In this scatterplot, the relationship between green space and stormwater retention is easily visible. The quality of the green space varies, however depending on what the gardeners plant; understanding how gardeners maintain the land is crucial to developing an accurate model.

Discussion

Community gardens are producing ecosystem services through stormwater management. An average of 52.5 in. (~1.33 m) of rainwater fell on New York City annually between 1990 and 2015 (NOAA 2016), amounting to over 170 million gallons (~644 million liters) of stormwater that fall on community gardens, 130–143 (492–541) million of which would be prevented from becoming runoff, estimated using Method 1 (without raised beds) and Method 2 (with raised beds) respectively.

Adding raised beds into the model for estimating stormwater runoff in community gardens may therefore have a significant impact on future analyses, as community gardens may be retaining an additional 12 million gallons (~45 million liters) of stormwater annually due to the widespread use of raised beds with compost as a soil amendment. Since we only analyze community gardens and not other spaces where residents are creating and managing gardens, also often in raised beds, we suggest this estimate for stormwater absorption by gardens across the city is conservative and would expand significantly if other types of gardens (school gardens, backyard gardens, New York City Housing Authority gardens) were included in a similar analysis. Understanding gardeners’ actual use of the land can help improve analysis of ecosystem services production in community gardens.

The results of this study are comparable to other findings in the literature, which indicate that community gardens can provide important benefits of stormwater runoff mitigation in comparison to other land uses, such as vacant and residential lots, due to their soil amending practices and composting activities (Dunn 2010; Cogger 2005). It has been shown in other studies in NYC that vacant land can also have significant storm water runoff mitigation benefits (McPhearson et al. 2013) suggesting that a more comprehensive study examining the stormwater benefits of multiple types of green infrastructure (e.g. Kremer et al. 2016) would be of high value to the city in meeting targets for stormwater runoff mitigation. In community gardens, compost can increase the porosity and water retention capacity of compacted, compromised urban soils, and some municipalities are experimenting with greening vacant lots as a form of green infrastructure through the application of compost and managed vegetation (Washington State Department of Ecology 2001; Yang and Zhang 2011; Cogger 2005; Pennsylvania Horticultural Society 2015). Adding compost could be a low-cost amendment to non-garden sites as well for improving water retention capacity, for example on vacant lands, in parks, backyards, and other public and private spaces that are currently under managed.

Conclusions

The Department of Environmental Protection frames its runoff reduction goals in reference to the amount of impervious surface in its combined sewer areas with a target of a 10 % reduction in runoff off of impervious surfaces by 2030, which amounts to an estimated 1.5 billion gallons (~5.7 billion liters) of water/year (DEP 2010). Community gardens attain approximately 11 % of that figure annually. As such, it may help to achieve their reduction targets by introducing policies that support the continuation of community gardens, especially in these priority areas, to prevent losing valuable green space.

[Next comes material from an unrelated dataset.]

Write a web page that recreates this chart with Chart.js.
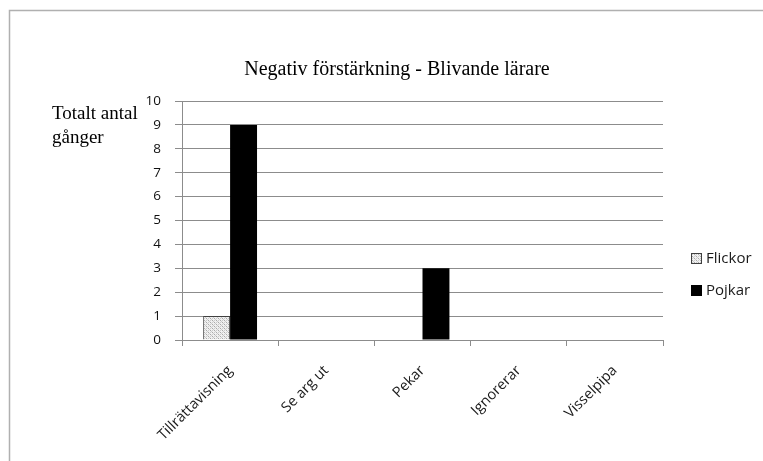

Future research could contribute to empirical measurements of stormwater runoff in a variety of vacant lots, community gardens, and urban farms. Rather than estimating a curve number using data from 1986 that relies on an approximation of land cover type, we need primary data that looks at community gardens with and without food production, with and without structures like greenhouses and rainwater harvesting systems, etc. Better information about how these sites handle stormwater will improve analyses like these. Using a more accurate land cover dataset to better differentiate community gardens with and without significant amount of impervious surface may further improve the accuracy of this analysis.

Community gardens also provide many additional co-benefits in addition to stormwater runoff mitigation, which is important when considering how to achieve multi-functionality from green infrastructure and other nature-based solutions. However, co-benefits in terms of ecosystem services provided by community gardens in NYC and more broadly in the U.S. are not well studied, with additional quantitative studies on the various other ecosystem services produced by community gardens still needed. For example, community gardens compost organic waste, diverting it from the waste stream; produce tons of food annually, with a lower carbon footprint than conventionally grown food shipped from thousands of miles away; plant native flora, providing habitat for biodiversity; mitigate the effect of the urban heat island effect on local temperatures; and provide space for building community, recreation, and opportunities for environmental education. Understanding how these services can help achieve cities’ sustainability plans will build an understanding of their role in the urban environment worldwide.

Community gardens are critical components of green infrastructure and we argue that these spaces should be prioritized for green infrastructure investment to improve existing gardens for stormwater runoff mitigation, but also as a type of green infrastructure that the city should focus on in order to generate strong stormwater and co-benefits for the city and local residents. It is clear that community gardens contribute to many of the sustainability goals outlined by the New York City government (New York City 2015). Quantitative analyses of the ecosystem services produced by community gardens can help justify policies for long-term land tenure, ensuring their place in the landscape of stormwater management (and in the fabric of communities) for years to come. Understanding how gardeners use the land and including soil management practices, such as amending with compost, can potentially improve methods for estimating stormwater retention rates.